Gambling Commission publishes final quarterly participation report
The British regulator’s last survey of this kind found participation and problem gambling remained stable.
UK.- Britain’s Gambling Commission has published the last of its quarterly telephone surveys on participation and problem gambling. The statistical reports will be replaced by the new Gambling Survey for Great Britain from November.
This last report found very little change against the previous quarter and year. All categories remained statistically stable, with the Problem Gambling Severity Index (PGSI) up a negligible amount from 0.2 to 0.3 per cent.
Yonder Consulting surveyed 4,002 over 16s in March and found that the in-person gambling participation rate remained at 27 per cent, still down considerably against the 35 per cent before the Covid-19 pandemic. The online gambling participation remained at 26 per cent.
The telephone survey has been carried out by Yonder Consulting since 2016 and found no “dramatic or sustained” increase in gambling participation overall. The rates were “significantly higher” in 2016 compared to 2022 and 2023.
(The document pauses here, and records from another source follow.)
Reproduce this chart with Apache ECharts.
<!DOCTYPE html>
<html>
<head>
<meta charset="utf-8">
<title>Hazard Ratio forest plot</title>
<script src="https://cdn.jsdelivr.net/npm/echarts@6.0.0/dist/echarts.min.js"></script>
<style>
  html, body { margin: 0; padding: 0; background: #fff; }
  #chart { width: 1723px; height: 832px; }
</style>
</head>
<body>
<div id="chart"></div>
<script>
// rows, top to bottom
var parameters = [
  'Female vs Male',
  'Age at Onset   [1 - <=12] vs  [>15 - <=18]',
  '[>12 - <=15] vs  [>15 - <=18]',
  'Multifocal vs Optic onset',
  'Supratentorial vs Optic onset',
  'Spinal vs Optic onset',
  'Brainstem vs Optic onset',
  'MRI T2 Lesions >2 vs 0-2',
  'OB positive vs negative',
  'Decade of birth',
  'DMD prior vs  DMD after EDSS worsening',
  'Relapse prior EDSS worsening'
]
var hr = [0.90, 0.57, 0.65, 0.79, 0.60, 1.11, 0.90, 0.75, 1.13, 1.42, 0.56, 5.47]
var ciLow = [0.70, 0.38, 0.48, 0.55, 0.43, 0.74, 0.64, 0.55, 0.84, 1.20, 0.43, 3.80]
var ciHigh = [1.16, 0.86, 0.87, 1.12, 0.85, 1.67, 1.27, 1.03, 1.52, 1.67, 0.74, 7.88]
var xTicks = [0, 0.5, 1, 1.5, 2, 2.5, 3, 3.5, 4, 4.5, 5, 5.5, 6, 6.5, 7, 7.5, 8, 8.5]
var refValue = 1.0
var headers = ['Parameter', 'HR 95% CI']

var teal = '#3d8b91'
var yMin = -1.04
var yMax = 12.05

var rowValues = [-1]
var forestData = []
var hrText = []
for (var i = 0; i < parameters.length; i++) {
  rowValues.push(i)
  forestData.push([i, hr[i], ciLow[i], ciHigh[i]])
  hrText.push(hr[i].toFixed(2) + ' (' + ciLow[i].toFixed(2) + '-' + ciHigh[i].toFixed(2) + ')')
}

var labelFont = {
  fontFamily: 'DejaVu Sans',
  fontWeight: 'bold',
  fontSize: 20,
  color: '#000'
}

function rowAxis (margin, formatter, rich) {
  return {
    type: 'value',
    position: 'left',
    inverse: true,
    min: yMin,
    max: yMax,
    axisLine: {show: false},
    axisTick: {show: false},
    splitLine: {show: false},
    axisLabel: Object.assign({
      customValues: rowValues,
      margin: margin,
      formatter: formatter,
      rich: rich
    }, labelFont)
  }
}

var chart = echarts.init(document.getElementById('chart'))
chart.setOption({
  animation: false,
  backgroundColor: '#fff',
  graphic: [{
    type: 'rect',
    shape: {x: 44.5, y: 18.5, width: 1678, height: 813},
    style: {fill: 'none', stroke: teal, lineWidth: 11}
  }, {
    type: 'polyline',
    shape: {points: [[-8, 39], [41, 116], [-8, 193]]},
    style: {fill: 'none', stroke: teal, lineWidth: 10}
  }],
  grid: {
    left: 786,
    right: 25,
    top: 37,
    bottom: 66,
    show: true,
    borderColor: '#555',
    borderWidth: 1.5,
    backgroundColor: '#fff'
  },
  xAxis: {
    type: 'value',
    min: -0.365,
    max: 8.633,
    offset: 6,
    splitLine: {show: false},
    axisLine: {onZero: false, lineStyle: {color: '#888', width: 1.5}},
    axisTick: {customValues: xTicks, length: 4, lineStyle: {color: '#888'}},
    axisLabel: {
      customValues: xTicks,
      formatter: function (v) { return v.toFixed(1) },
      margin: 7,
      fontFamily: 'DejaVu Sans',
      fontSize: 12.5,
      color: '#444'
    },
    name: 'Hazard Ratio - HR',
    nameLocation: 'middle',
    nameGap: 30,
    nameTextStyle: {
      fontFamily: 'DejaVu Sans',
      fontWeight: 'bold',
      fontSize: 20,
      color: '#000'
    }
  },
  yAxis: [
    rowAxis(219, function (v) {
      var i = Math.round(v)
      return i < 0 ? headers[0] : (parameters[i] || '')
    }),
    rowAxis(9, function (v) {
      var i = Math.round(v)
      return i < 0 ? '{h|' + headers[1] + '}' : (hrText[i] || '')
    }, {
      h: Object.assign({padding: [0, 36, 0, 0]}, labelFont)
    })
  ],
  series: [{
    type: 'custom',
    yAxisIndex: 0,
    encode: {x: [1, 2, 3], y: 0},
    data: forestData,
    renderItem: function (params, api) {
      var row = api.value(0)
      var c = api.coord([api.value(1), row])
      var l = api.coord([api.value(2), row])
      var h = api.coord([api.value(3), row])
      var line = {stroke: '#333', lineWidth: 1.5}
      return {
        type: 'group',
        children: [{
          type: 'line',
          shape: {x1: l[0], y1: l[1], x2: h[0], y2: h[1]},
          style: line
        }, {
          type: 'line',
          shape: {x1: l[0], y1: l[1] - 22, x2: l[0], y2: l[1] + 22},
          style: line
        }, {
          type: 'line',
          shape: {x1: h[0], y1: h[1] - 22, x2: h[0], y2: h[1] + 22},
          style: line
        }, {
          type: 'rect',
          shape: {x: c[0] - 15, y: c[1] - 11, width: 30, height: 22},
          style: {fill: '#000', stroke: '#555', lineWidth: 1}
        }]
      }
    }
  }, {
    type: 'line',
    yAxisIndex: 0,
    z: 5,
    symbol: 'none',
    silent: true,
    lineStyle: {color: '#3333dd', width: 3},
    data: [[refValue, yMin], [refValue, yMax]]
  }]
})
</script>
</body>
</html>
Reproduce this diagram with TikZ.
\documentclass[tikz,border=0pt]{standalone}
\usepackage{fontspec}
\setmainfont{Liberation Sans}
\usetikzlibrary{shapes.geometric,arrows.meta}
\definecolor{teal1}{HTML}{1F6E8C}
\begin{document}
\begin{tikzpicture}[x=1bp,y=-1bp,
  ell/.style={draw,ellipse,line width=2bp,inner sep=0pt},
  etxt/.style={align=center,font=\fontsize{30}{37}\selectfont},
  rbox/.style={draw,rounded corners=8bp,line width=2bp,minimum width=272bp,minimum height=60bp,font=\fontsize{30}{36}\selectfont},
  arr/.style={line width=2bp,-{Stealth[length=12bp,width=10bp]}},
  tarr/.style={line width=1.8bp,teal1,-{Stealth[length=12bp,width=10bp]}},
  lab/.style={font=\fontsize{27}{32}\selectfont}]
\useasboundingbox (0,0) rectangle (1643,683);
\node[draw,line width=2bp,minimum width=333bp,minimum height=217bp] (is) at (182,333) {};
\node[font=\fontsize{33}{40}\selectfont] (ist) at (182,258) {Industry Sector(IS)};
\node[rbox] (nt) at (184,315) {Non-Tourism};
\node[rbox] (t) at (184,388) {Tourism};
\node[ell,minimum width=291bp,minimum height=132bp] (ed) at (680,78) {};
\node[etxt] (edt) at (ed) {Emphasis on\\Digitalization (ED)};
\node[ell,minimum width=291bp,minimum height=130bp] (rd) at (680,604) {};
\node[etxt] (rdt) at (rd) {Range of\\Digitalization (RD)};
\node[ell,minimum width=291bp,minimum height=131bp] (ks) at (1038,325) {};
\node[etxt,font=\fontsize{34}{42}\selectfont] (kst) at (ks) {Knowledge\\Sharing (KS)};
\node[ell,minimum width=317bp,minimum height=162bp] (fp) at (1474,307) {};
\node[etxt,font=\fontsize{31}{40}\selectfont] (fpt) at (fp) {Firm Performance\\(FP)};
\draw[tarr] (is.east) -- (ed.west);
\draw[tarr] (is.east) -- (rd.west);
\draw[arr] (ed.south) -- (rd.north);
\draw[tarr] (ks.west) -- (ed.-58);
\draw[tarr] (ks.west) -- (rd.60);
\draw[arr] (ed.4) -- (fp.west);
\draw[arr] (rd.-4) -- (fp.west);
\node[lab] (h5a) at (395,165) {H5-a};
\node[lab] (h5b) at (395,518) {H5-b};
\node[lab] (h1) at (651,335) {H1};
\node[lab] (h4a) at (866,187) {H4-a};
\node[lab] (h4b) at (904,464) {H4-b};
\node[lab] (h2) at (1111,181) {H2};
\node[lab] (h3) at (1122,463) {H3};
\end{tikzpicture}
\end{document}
In-person gambling participation fell during the Covid-19 pandemic when land-based venues were closed and has yet to fully recover. Meanwhile, online gambling participation has been growing steadily over the seven years, mainly led by the rise in National Lottery ticket sales online.
Of some concern, there has been a marked decline in the number of people who believe gambling is conducted fairly. Trust in the industry has stabilised, however, after hitting a low in 2019-2020. There has also been a decline in the number of players classed as moderate and low risk.
New Gambling Survey for Great Britain
From November, the Gambling Commission will be reporting on gambling participation using a new methodology developed by the National Centre for Social Research (NatCen). The new survey was piloted last May and was approved by the regulator despite concerns that it may oversample problem gamblers.
The second stage of the project saw NatCen make more tests to refine the survey’s methodology and content. Two experiments tested the content and sampling. The first tested the survey’s household selection and the presentation of harms statements while the second was a split sample experiment designed to find the “optimum approach” for the number of adults per household invited to take part.
NatGen recommended that for the final methodology two, rather than four, adults per household be invited to take part and that a four-point scale be maintained.